For every play there are only so many places to drill. For the Eagle Ford, the EIA estimates a total of 11,406 effective locations. With a 40% overall field decline rate, and assuming current rates of drilling with all new wells performing as in 2011, Hughes anticipates a peak of production in the Eagle Ford in 2016 at 0.891 million barrels per day.
13
Total oil recovery is estimated at about 2.23 billion barrels by 2025, amounting to a five-month contribution to US oil consumption.
14

More than 80% of current tight oil production in the United States comes from the Bakken and Eagle Ford, with the other 20% issuing from 19 other formations. Estimates suggest the biggest prize of all could be the Monterey shale in California, with 41% of America’s total purported tight oil resources. But Hughes is not optimistic about the Monterey play’s prospects: “Recent drilling results have been disappointing and the longer- term performance of the Monterey is mostly at ‘stripper well’ levels . . . with an average of 12.7 barrels per day from [each of] 675 wells. This bears no comparison to the Bakken or Eagle Ford.”
15
The problem is geological: California’s seismic history has left the Monterey shale heavily faulted, folded, and fractured, presenting drillers with far more expensive complications than ones they face in North Dakota and Texas.
16

The United States’ total tight oil “technically recoverable unproved resources” are estimated at between 23 and 34.6 billion barrels (assuming that 13.7 billion barrels can be produced from the Monterey play). “Although significant,” writes Hughes, “this is hardly cause for celebrating US ‘energy independence,’ as it represents somewhere between three and four years of consumption, even if it all could be recovered—which would take decades.”

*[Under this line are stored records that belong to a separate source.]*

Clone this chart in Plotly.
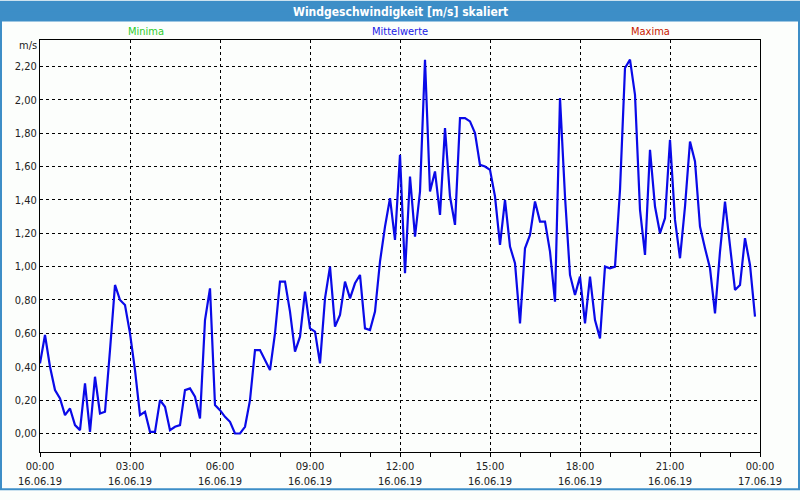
import plotly.graph_objects as go
import pandas as pd

# 10-minute means, 16.06.19 00:00 .. 23:50 (m/s)
start_time = "2019-06-16 00:00"
speed_ms = [
    0.42, 0.59, 0.40, 0.26, 0.21, 0.11, 0.15, 0.05, 0.02, 0.30,
    0.01, 0.34, 0.12, 0.13, 0.50, 0.89, 0.80, 0.77, 0.60, 0.38,
    0.11, 0.13, 0.01, 0.01, 0.20, 0.16, 0.02, 0.04, 0.05, 0.26,
    0.27, 0.22, 0.09, 0.68, 0.87, 0.17,
    0.14, 0.10, 0.07, 0.00, 0.00, 0.04, 0.20, 0.50, 0.50, 0.44,
    0.38, 0.60, 0.91, 0.91, 0.73, 0.49, 0.58, 0.85, 0.63, 0.61,
    0.42, 0.81, 1.00, 0.64, 0.71, 0.91, 0.81, 0.90, 0.95, 0.63,
    0.62, 0.73, 1.03, 1.24, 1.41, 1.16,
    1.67, 0.96, 1.54, 1.18, 1.45, 2.24, 1.45, 1.57, 1.31, 1.83,
    1.42, 1.25, 1.89, 1.89, 1.87, 1.80, 1.61, 1.60, 1.58, 1.42,
    1.13, 1.40, 1.12, 1.02, 0.66, 1.11, 1.19, 1.39, 1.27, 1.27,
    1.09, 0.79, 2.01, 1.42, 0.95, 0.83,
    0.94, 0.66, 0.94, 0.68, 0.57, 1.00, 0.99, 1.00, 1.46, 2.19,
    2.24, 2.03, 1.34, 1.07, 1.70, 1.36, 1.20, 1.29, 1.76, 1.28,
    1.05, 1.36, 1.75, 1.63, 1.24, 1.11, 0.99, 0.72, 1.09, 1.39,
    1.12, 0.86, 0.89, 1.17, 1.01, 0.70,
]
y_ticks = [0.0, 0.2, 0.4, 0.6, 0.8, 1.0, 1.2, 1.4, 1.6, 1.8, 2.0, 2.2]
series_labels = ["Minima", "Mittelwerte", "Maxima"]
series_colors = ["#2ccc2c", "#2020e6", "#c82000"]

times = pd.date_range(start_time, periods=len(speed_ms), freq="10min")
tick_times = pd.date_range("2019-06-16 00:00", "2019-06-17 00:00", freq="3h")
tick_text = [t.strftime("%H:%M") + "<br>" + t.strftime("%d.%m.%y") for t in tick_times]

W, H = 800, 500
L, R, T, B = 40, 40, 40, 39
PW, PH = W - L - R, H - T - B


def px(x):
    return (x - L) / PW


def py(y):
    return (H - B - y) / PH


FONT = "Tahoma, 'DejaVu Sans Condensed', 'DejaVu Sans', sans-serif"
FRAME = "#3d8ec7"

fig = go.Figure()
fig.add_trace(go.Scatter(
    x=times, y=speed_ms, mode="lines",
    line=dict(color="#0a0ae8", width=2.2),
    showlegend=False,
))

fig.update_xaxes(
    range=[tick_times[0], tick_times[-1]],
    tickvals=tick_times, ticktext=tick_text,
    ticks="outside", ticklen=4, tickcolor="black",
    minor=dict(dtick=3600000, ticks="outside", ticklen=4, tickcolor="black", showgrid=False),
    showgrid=True, gridcolor="black", gridwidth=1, griddash="3px,3px",
    showline=True, linecolor="black", linewidth=1, mirror=True,
    zeroline=False,
)
fig.update_yaxes(
    range=[-0.111, 2.358],
    tickvals=y_ticks, tickformat=".2f", ticks="",
    showgrid=True, gridcolor="black", gridwidth=1, griddash="3px,3px",
    showline=True, linecolor="black", linewidth=1, mirror=True,
    zeroline=False,
)

shapes = [
    dict(type="rect", xref="paper", yref="paper",
         x0=px(0), x1=px(800), y0=py(0), y1=py(21),
         fillcolor=FRAME, line=dict(width=0), layer="below"),
    dict(type="rect", xref="paper", yref="paper",
         x0=px(1), x1=px(799), y0=py(10), y1=py(499),
         line=dict(color=FRAME, width=2), layer="below"),
]

annotations = [
    dict(text="<b>Windgeschwindigkeit [m/s] skaliert</b>", xref="paper", yref="paper",
         x=px(400), y=py(11), xanchor="center", yanchor="middle", showarrow=False,
         font=dict(color="white", size=12, family=FONT)),
    dict(text="m/s", xref="paper", yref="paper", x=px(28), y=py(46),
         xanchor="center", yanchor="middle", showarrow=False,
         font=dict(size=11, family=FONT, color="#222")),
]
for label, color, xpos in zip(series_labels, series_colors, [146, 400, 650]):
    annotations.append(dict(text=label, xref="paper", yref="paper", x=px(xpos), y=py(31),
                            xanchor="center", yanchor="middle", showarrow=False,
                            font=dict(size=11, family=FONT, color=color)))

fig.update_layout(
    width=W, height=H, autosize=False,
    margin=dict(l=L, r=R, t=T, b=B),
    paper_bgcolor="#fcfefc", plot_bgcolor="#fcfefc",
    font=dict(family=FONT, size=11, color="#222"),
    separators=",.",
    shapes=shapes, annotations=annotations,
)

# the page body has a default 8px margin; drop it so the chart fills the window
fig.write_html(
    "out.html",
    config={"displayModeBar": False, "responsive": False},
    post_script="document.body.style.margin='0';",
)
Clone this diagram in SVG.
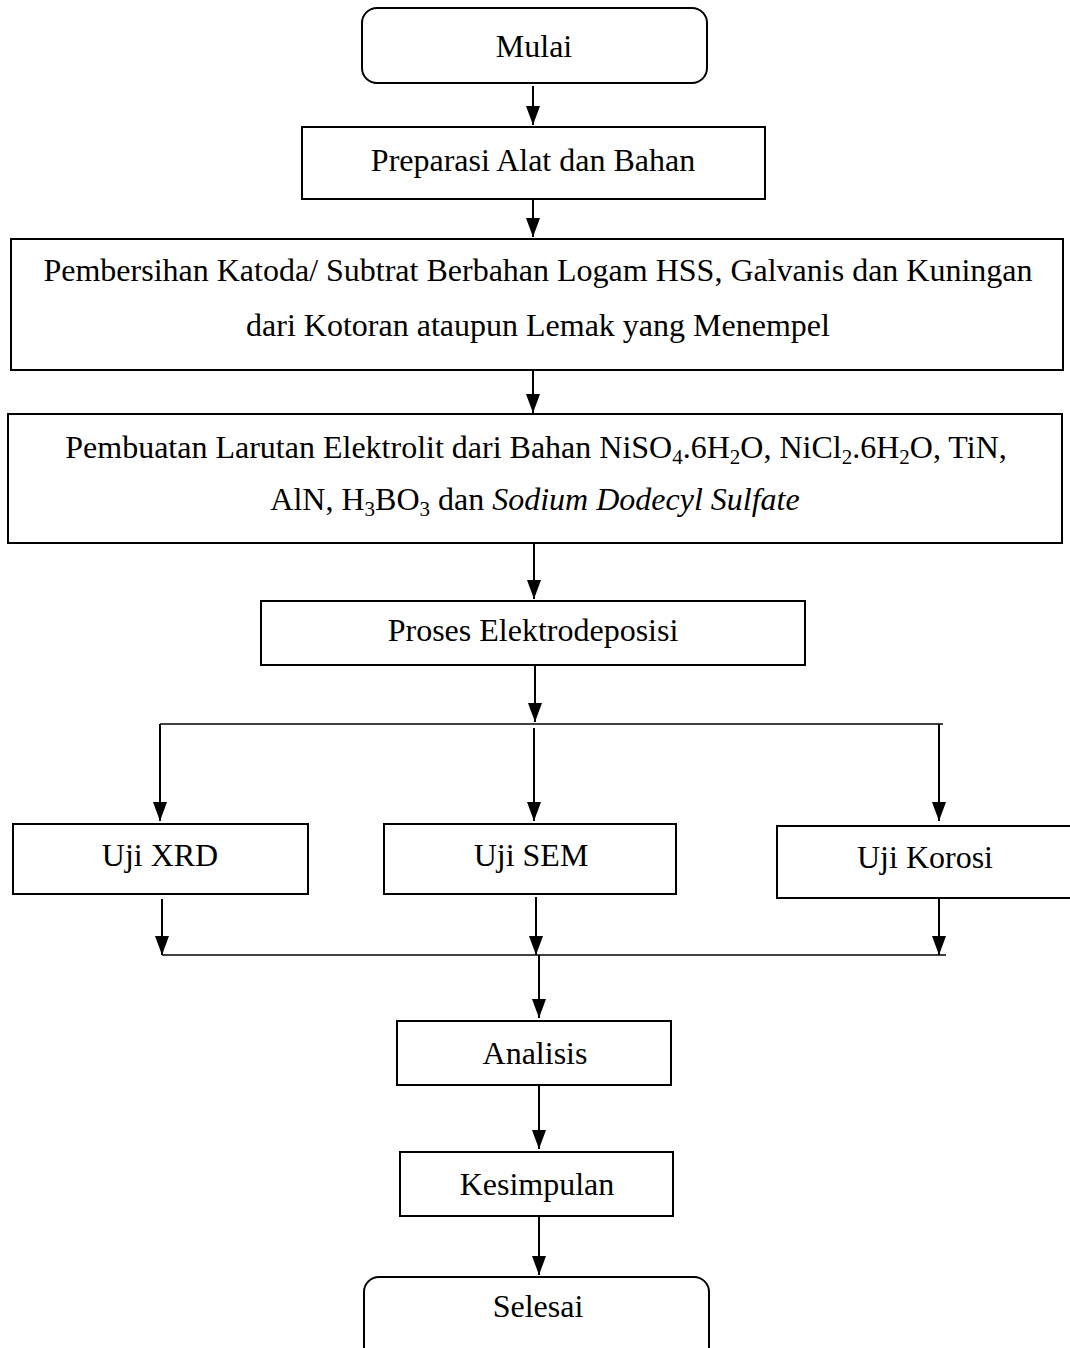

Will the Rest of the World Get Fracked?

Some fracking boosters claim that the United States is merely the thin end of a wedge, and that the same technology that opened up the Barnett and Bakken will soon liberate oil and natural gas from similar reservoirs in China, Europe, and elsewhere. How likely is this?

The US fracking boom is several years old now, and so far little shale gas or tight oil production is occurring in other parts of the world. This could simply be a problem of timing: perhaps the rest of the world will eventually catch up with North America. On the other hand, there could be fundamental barriers to the widespread application of fracking technology outside the United States. Let’s explore the factors at work and see whether they support an expectation of worldwide shale gas and tight oil abundance.

Some countries have banned, tightly regulated, or put off fracking for environmental reasons. Outright bans have been enacted in France, Luxembourg, and Bulgaria. In Germany, Poland, and the United Kingdom, tight regulations constrain drillers. Throughout most of Europe there is strong public opposition to fracking on environmental grounds. Whether these are temporary or persisting impediments to industry development will depend on forthcoming revelations about the environmental safety of fracking, and on industry efforts to address the problems. As we’ll see in Chapter 4, the impacts to air quality, water quality, and climate from shale gas and tight oil production are hardly trivial.